To simplify this, suppose a food delivery entity such as an online food entity starts offering purchase food on credit. It could thereafter ask the customer to enrol into a programme wherein the customer is required to share income and account statements to confirm your creditworthiness. Sharing such details through an AA would mean that the food delivery entity can now get an insight into your previous purchase history. They might use this information for targeted advertising. Thus, if one has purchased a lot from Chinese restaurants, food entities will advertise more Chinese food and restaurants even though one has never ordered Chinese food from that particular food entity.
- Data Security
The abundance of personal, sensitive and confidential data also inevitably leads to data security challenges, where hackers may obtain unauthorised access to an account aggregation site and steal sensitive information to undertake a transaction or engage in other fraudulent activities. Even a single point of failure will prove cataclysmic towards the financial ecosystem. To overcome the same, enormous IT capabilities across the AA ecosystem entities are required to handle aspects like technology and UI/UX design and data warehouses, in addition to cyber security and privacy frameworks.
- Financial Literacy
India has had a unique trend wherein even though numerous attractive schemes, policies and services are released, they are not utilized to their full potential. This occurs primarily due to the lack of penetration of financial literacy in India. A classic example for the same is Pradhan Mantri Jan Dhan Yojana. Studies have shown that people who are eligible under the PM-Jan Dhan Yojana have still not opened a bank account due to the lack of awareness regarding the same.
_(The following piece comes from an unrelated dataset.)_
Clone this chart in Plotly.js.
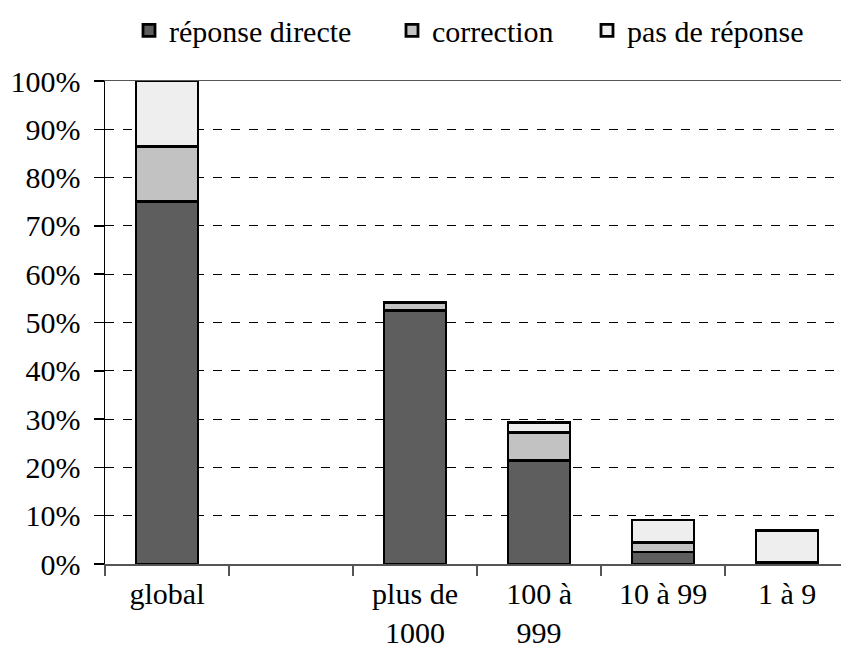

Thus, in order to make AAs more accessible to communities who are genuinely in need of the same, policies regarding financial literacy must be implemented. With regards to literacy about Account Aggregator Services, substantial steps have been taken. Sahamati is a collective of AAs established by a private limited company (under the new Companies Act of India, not-for-profit companies are governed under Section 8). It will be connected with numerous FIPs, which includes banks, insurance providers, mutual fund houses and even Tax Departments to advocate for the AA system and create awareness for the same. With a stringent policy at hand, the need of the hour is its proper and judicious execution.
Is it really revolutionary?
The ecosystem has the potential to serve as the holy grail of financial services providers and customers alike, provided its execution is done immaculately. AA mechanism can achieve meteoric success if all financial services providers, as well as government entities such as Income Tax and GST and other business entities, are on the platform. It is not compulsory for every financial service provider to partake in the AA ecosystem as of yet. However, it is mandatory for an entity that wants to become an FIU and provide more personalised services to its customer base to become a FIP as well ‒ that is, it should be willing to share its customer’s data (with customer consent) with other FIUs.